_Given problem_. Work out how many lines hold the string "with". The answer is a single number, nothing more.

_Material for this exercise_.

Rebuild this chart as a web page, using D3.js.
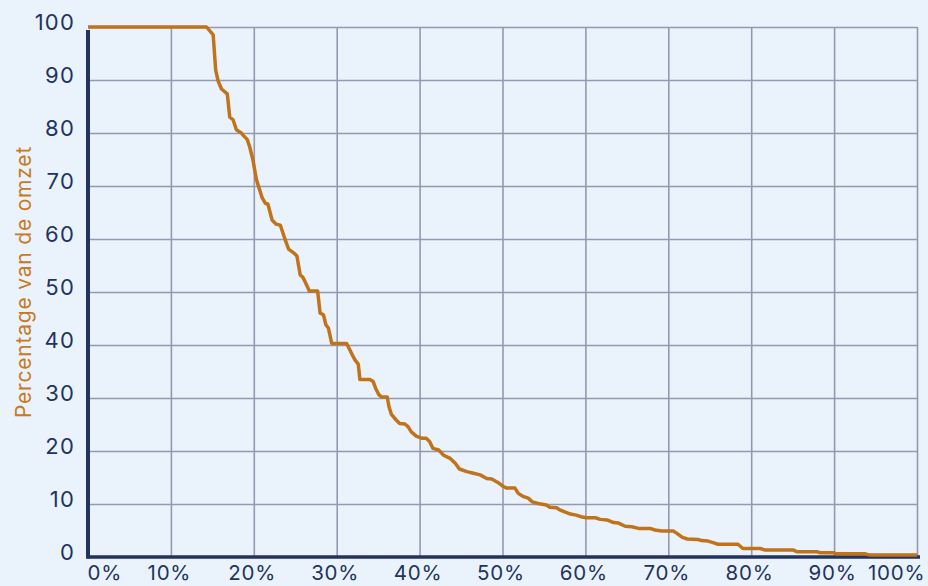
* * *
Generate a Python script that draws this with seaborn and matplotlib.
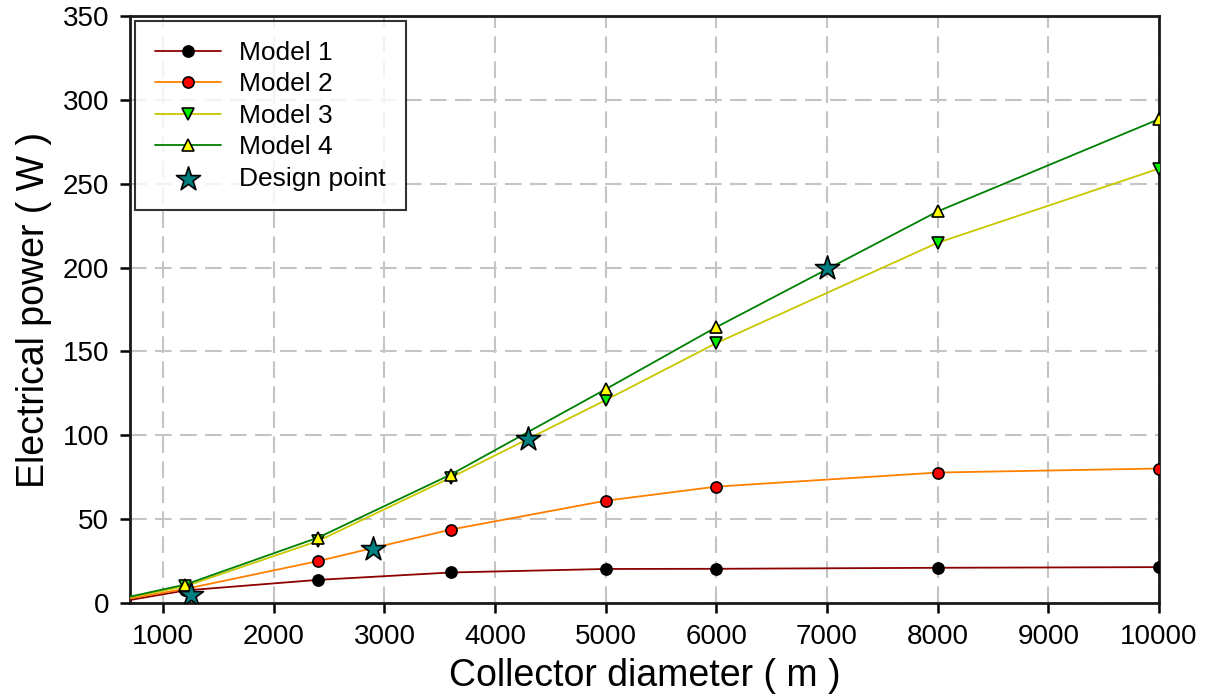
==
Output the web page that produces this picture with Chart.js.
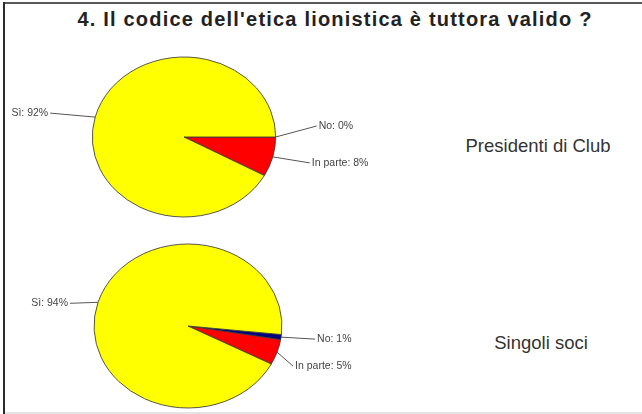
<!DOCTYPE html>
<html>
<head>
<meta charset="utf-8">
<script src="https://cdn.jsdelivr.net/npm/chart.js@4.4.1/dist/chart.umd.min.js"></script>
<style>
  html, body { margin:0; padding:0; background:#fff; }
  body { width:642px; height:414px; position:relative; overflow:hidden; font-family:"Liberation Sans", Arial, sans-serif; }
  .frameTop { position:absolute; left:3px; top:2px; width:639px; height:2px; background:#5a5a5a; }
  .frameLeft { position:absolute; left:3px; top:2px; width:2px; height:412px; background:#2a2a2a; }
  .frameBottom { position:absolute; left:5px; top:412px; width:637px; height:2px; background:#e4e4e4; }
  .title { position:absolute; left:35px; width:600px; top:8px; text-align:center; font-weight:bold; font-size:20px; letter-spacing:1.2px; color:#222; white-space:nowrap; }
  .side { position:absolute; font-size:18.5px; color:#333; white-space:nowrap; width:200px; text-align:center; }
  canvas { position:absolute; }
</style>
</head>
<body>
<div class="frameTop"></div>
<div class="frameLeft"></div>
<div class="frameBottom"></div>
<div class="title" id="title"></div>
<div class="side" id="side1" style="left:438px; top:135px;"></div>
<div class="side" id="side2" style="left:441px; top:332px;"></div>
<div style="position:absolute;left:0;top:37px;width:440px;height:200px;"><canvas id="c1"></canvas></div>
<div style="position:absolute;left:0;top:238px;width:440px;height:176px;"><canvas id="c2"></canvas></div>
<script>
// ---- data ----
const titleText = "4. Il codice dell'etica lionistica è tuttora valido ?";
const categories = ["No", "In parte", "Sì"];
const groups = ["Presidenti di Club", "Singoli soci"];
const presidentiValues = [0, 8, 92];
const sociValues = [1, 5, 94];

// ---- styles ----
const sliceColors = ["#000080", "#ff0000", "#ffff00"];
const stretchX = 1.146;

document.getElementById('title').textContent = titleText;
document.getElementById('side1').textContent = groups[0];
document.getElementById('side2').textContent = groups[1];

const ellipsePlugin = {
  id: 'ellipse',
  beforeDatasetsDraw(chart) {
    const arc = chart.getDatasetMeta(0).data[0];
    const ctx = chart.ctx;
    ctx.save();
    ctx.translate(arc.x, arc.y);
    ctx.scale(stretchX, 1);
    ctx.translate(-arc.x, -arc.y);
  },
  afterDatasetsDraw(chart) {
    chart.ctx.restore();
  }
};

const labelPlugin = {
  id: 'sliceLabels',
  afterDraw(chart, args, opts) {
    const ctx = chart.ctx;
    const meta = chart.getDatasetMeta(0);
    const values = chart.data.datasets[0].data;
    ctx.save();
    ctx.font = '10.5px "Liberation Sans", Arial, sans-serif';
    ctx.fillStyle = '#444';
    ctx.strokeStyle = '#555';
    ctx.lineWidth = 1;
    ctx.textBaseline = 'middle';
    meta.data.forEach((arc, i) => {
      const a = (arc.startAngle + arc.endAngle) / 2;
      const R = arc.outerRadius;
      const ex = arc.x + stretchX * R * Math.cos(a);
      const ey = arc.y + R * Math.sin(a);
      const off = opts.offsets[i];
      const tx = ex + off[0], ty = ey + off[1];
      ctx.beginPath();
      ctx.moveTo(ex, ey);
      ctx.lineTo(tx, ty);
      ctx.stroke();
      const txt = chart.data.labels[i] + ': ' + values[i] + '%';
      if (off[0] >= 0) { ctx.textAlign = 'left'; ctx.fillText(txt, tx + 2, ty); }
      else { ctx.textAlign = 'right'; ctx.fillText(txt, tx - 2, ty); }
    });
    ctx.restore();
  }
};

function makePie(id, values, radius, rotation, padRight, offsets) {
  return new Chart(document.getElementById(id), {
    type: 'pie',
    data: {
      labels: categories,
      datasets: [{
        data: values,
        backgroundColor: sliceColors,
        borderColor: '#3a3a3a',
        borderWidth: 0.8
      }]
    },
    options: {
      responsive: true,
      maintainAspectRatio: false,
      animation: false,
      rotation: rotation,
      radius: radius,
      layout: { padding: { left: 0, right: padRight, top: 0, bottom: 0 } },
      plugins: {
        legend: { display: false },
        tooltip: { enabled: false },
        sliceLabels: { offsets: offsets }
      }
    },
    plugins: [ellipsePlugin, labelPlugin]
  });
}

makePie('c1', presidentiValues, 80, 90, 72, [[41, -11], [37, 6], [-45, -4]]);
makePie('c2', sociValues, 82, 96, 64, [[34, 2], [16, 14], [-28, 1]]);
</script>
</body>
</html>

_Finished exercise_. 2